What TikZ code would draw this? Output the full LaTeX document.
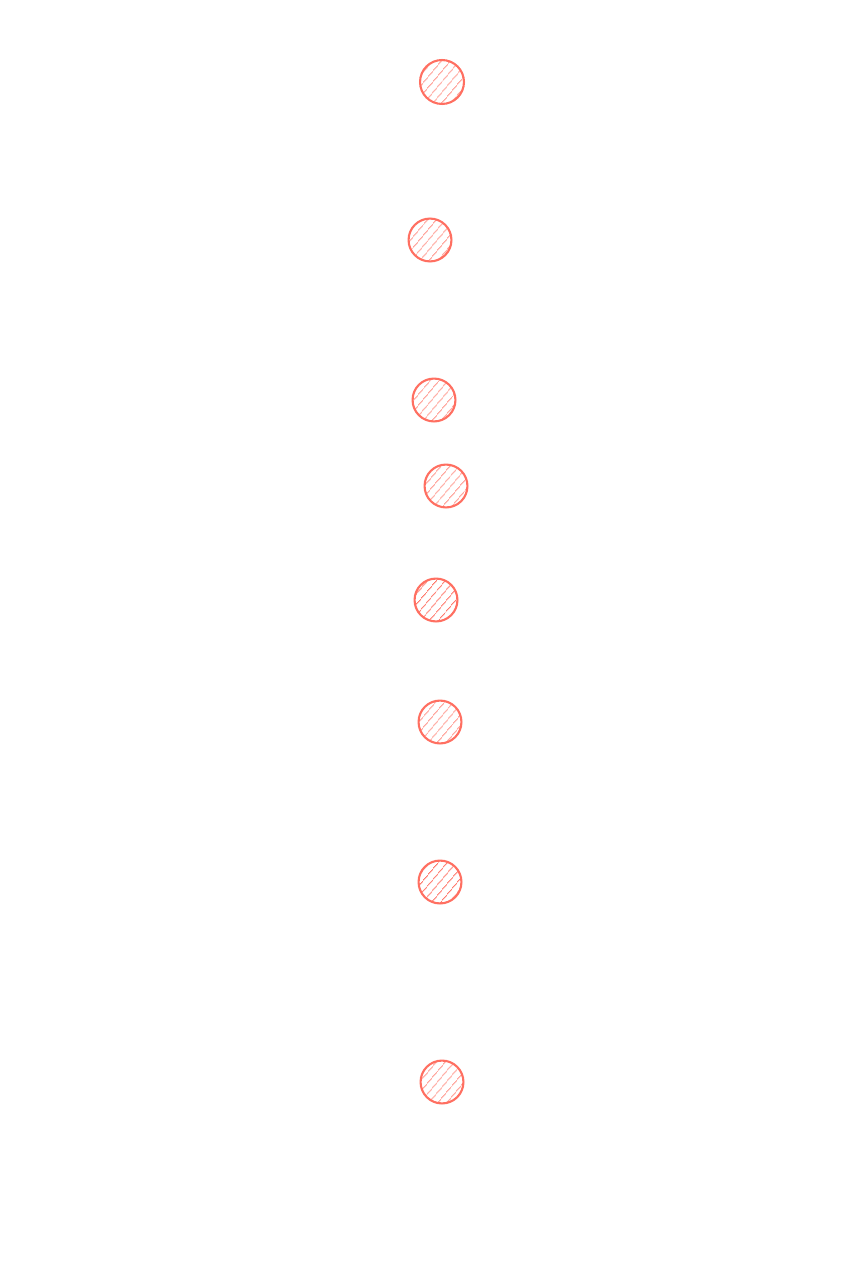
\documentclass[tikz,border=0pt]{standalone}
\usepackage{tikz}
\usetikzlibrary{patterns.meta}
\definecolor{dotred}{HTML}{FF6F61}
\begin{document}
\begin{tikzpicture}[x=0.02cm, y=-0.02cm,
    every node/.style={circle, minimum size=0.9cm-\pgflinewidth, outer sep=0pt},
    dot/.style={draw=dotred, line width=1.2pt, pattern={Lines[angle=50, distance=4pt, line width=0.6pt]}, pattern color=dotred}]
    % Page area
    \useasboundingbox (0,0) rectangle (847,1284);

    % Dots
    \node[dot] (dot1) at (442, 82) {};
    \node[dot] (dot2) at (430, 240) {};
    \node[dot] (dot3) at (434, 400) {};
    \node[dot] (dot4) at (446, 486) {};
    \node[dot] (dot5) at (436, 600) {};
    \node[dot] (dot6) at (440, 722) {};
    \node[dot] (dot7) at (440, 882) {};
    \node[dot] (dot8) at (442, 1082) {};

\end{tikzpicture}
\end{document}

● To be done
Without including any pictures, reproduce the listing exactly.

● Reply to the task
What TikZ code would draw this? Output the full LaTeX document.
\documentclass[tikz,border=0pt]{standalone}
\usepackage{tikz}
\usetikzlibrary{patterns.meta}
\definecolor{dotred}{HTML}{FF6F61}
\begin{document}
\begin{tikzpicture}[x=0.02cm, y=-0.02cm,
    every node/.style={circle, minimum size=0.9cm-\pgflinewidth, outer sep=0pt},
    dot/.style={draw=dotred, line width=1.2pt, pattern={Lines[angle=50, distance=4pt, line width=0.6pt]}, pattern color=dotred}]
    % Page area
    \useasboundingbox (0,0) rectangle (847,1284);

    % Dots
    \node[dot] (dot1) at (442, 82) {};
    \node[dot] (dot2) at (430, 240) {};
    \node[dot] (dot3) at (434, 400) {};
    \node[dot] (dot4) at (446, 486) {};
    \node[dot] (dot5) at (436, 600) {};
    \node[dot] (dot6) at (440, 722) {};
    \node[dot] (dot7) at (440, 882) {};
    \node[dot] (dot8) at (442, 1082) {};

\end{tikzpicture}
\end{document}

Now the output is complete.